The Great Wall (3D) (12A) | Close-Up Film Review
Dir. Zhang Yimou, US/China, 2016. 104 mins.
Cast: Matt Damon , Jing Tian, Pedro Pascal, Willem Dafoe, Andy Lau
This is truly an epic film. The huge vistas of the Great Wall and lovely countryside around it are the best thing about this film. Seeing it in Imax it can be truly appreciated. The 3D effect works particularly well in the battle scenes – of which there are many – when objects fly towards the audience.
The story – rather tediously explored – centres on two European mercenaries, William Garin (Matt Damon) and Pero Tovar (Pedro Pascal) who are searching for “black powder”, a commodity to make them wealthy. After killing a giant, lizard-like, slimy monster, William chops off its hand and the two take it with them. It is found with them when they are captured by the Chinese soldiers of the Nameless Order, which is commanded by General Shao (Zhang Hanyu) and his adviser Wang (Andy Lau). They occupy the Great Wall. The Nameless Order who have been expecting the alien monsters, known as Tao-Tie, who rise up every 60 years, are amazed to hear what William has done.

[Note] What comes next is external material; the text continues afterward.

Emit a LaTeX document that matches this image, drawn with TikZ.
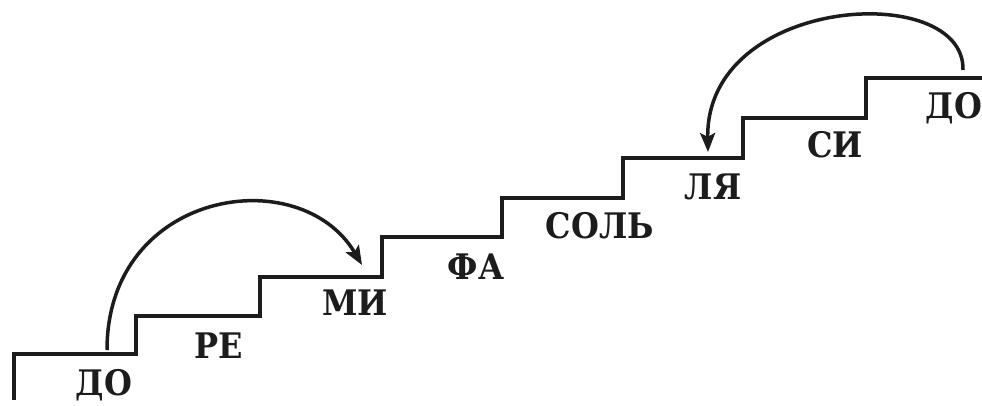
\documentclass[tikz,border=0pt]{standalone}
\usepackage{fontspec}
\usepackage{graphicx}
\setmainfont{DejaVu Serif}
\usetikzlibrary{arrows.meta}
\definecolor{ink}{RGB}{28,28,28}
\newcommand\talltxt[1]{\scalebox{1}[1.1]{#1}}
\begin{document}
\begin{tikzpicture}[x=1pt,y=-1pt,
  stair/.style={line width=4pt, draw=ink, line join=miter},
  jump/.style={line width=3.5pt, draw=ink, -{Stealth[length=19pt,width=15pt,inset=4pt]}},
  note/.style={anchor=base, inner sep=0pt, text=ink, font=\fontsize{32}{32}\selectfont\bfseries}]
\fill[white] (0,0) rectangle (982,406);
\useasboundingbox (0,0) rectangle (982,406);
% staircase
\draw[stair] (14,400) -- (14,354) -- (136,354) -- (136,316) -- (260,316) -- (260,277)
  -- (382,277) -- (382,237) -- (502,237) -- (502,198) -- (623,198) -- (623,158)
  -- (743,158) -- (743,118) -- (866,118) -- (866,78) -- (984,78);
% labels
\node[note] (do1) at (104,395) {\talltxt{ДО}};
\node[note] (re) at (219,358) {\talltxt{РЕ}};
\node[note] (mi) at (355,315) {\talltxt{МИ}};
\node[note] (fa) at (476,279) {\talltxt{ФА}};
\node[note] (sol) at (600,238) {\talltxt{СОЛЬ}};
\node[note] (lya) at (713,200) {\talltxt{ЛЯ}};
\node[note] (si) at (835,158) {\talltxt{СИ}};
\node[note] (do2) at (954,119) {\talltxt{ДО}};
% arrows
\coordinate (a1s) at (107,350);
\coordinate (a1e) at (362,265);
\coordinate (a2s) at (963,70);
\coordinate (a2e) at (708,152);
\draw[jump] (a1s) .. controls (107,190) and (300,160) .. (a1e);
\draw[jump] (a2s) .. controls (965,-20) and (705,-5) .. (a2e);
\end{tikzpicture}
\end{document}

At first the two men are made prisoners but they later help the Nameless Order repel the millions of monsters. Commander Lin (Jing Tian) is impressed with William and allows him to fight alongside her when she is made the General. The two men also meet Sir Ballard, another European, and Tovar joins Ballard in an escape bid trying to take the black powder with them.

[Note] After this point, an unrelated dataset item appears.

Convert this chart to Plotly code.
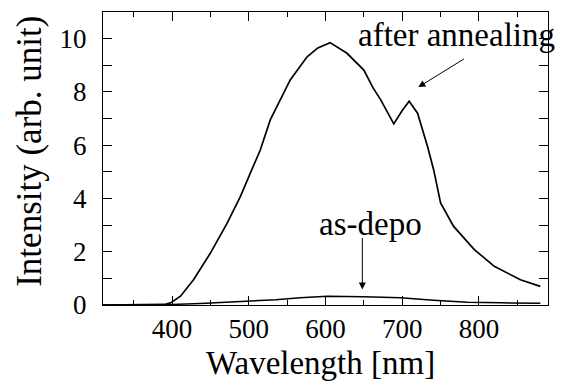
import plotly.graph_objects as go

# after annealing spectrum
wl_annealed = [310, 350, 380, 390, 398, 411, 428, 450, 472, 489, 502, 515, 528, 554, 576, 590, 606, 628, 650, 662, 672, 689, 700, 709, 720, 733, 741, 750, 767, 794, 820, 854, 880]
int_annealed = [0, 0, 0, 0.02, 0.08, 0.33, 0.95, 1.95, 3.08, 4.07, 4.95, 5.82, 6.95, 8.45, 9.32, 9.65, 9.85, 9.45, 8.82, 8.15, 7.7, 6.8, 7.3, 7.65, 7.2, 5.95, 5.07, 3.83, 2.95, 2.08, 1.45, 0.95, 0.70]

# as-deposited spectrum
wl_asdepo = [310, 400, 437, 470, 502, 535, 567, 602, 650, 698, 741, 785, 830, 880]
int_asdepo = [0, 0.02, 0.06, 0.1, 0.14, 0.2, 0.27, 0.33, 0.31, 0.27, 0.18, 0.1, 0.08, 0.07]

x_ticks = [400, 500, 600, 700, 800]
y_ticks = [0, 2, 4, 6, 8, 10]

FONT = "Liberation Serif"

fig = go.Figure()
fig.add_trace(go.Scatter(x=wl_annealed, y=int_annealed, mode="lines",
                         line=dict(color="black", width=1.7), showlegend=False))
fig.add_trace(go.Scatter(x=wl_asdepo, y=int_asdepo, mode="lines",
                         line=dict(color="black", width=1.5), showlegend=False))

fig.add_annotation(x=721, y=8.18, ax=47, ay=-29, xref="x", yref="y", text="",
                   showarrow=True, arrowhead=2, arrowsize=1.4, arrowwidth=1, arrowcolor="black")
fig.add_annotation(x=0.795, y=0.92, xref="paper", yref="paper", text="after annealing",
                   showarrow=False, font=dict(family=FONT, size=33, color="black"),
                   xanchor="center", yanchor="middle")
fig.add_annotation(x=648, y=0.58, ax=0, ay=-53, xref="x", yref="y", text="",
                   showarrow=True, arrowhead=2, arrowsize=1.4, arrowwidth=1, arrowcolor="black")
fig.add_annotation(x=0.602, y=0.275, xref="paper", yref="paper", text="as-depo",
                   showarrow=False, font=dict(family=FONT, size=33, color="black"),
                   xanchor="center", yanchor="middle")

# axis titles
fig.add_annotation(x=0.488, y=-0.262, xref="paper", yref="paper", text="Wavelength [nm]",
                   showarrow=False, font=dict(family=FONT, size=33, color="black"),
                   xanchor="center", yanchor="bottom", borderpad=0)
fig.add_annotation(x=-0.164, y=0.523, xref="paper", yref="paper", text="Intensity (arb. unit)",
                   showarrow=False, textangle=-90, font=dict(family=FONT, size=35, color="black"),
                   xanchor="center", yanchor="middle")

axis_common = dict(showline=True, linecolor="black", linewidth=1, mirror="allticks",
                   ticks="inside", tickcolor="black", ticklen=9, tickwidth=1,
                   showgrid=False, zeroline=False,
                   tickfont=dict(family=FONT, size=27, color="black"))

fig.update_xaxes(range=[310, 890], tickvals=x_ticks,
                 minor=dict(dtick=50, tick0=0, ticks="inside", ticklen=5, tickcolor="black"),
                 ticklabelstandoff=0,
                 **axis_common)
fig.update_yaxes(range=[0, 11], tickvals=y_ticks,
                 minor=dict(dtick=1, tick0=0, ticks="inside", ticklen=9, tickcolor="black"),
                 ticklabelstandoff=10,
                 **axis_common)

fig.update_layout(width=568, height=383, margin=dict(l=103, r=20, t=12, b=78),
                  paper_bgcolor="white", plot_bgcolor="white")

fig.write_html("out.html", config={"displayModeBar": False},
               post_script="document.body.style.margin='0';")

Matt Damon keeps his hair long and ties it back. He has an Irish accent that comes and goes but mostly sounds okay. His face is somewhat blank though and the actor is not helped by the pedestrian dialogue. The only woman in the cast, Jing Tian, looks physically fit and moves with grace and assurance. She is a strong character and is not a romantic foil for Damon – in fact there is no kiss! Poor Willem Dafoe looks rather strangulated and lost in China.
There are some amazing acrobatic feats and seemingly hundreds of extras including drum beaters and those handy with bows and arrows. The cinematography is the best feature of this film and if you want an epic set in China with lots of battle scenes, then this movie might well suit you.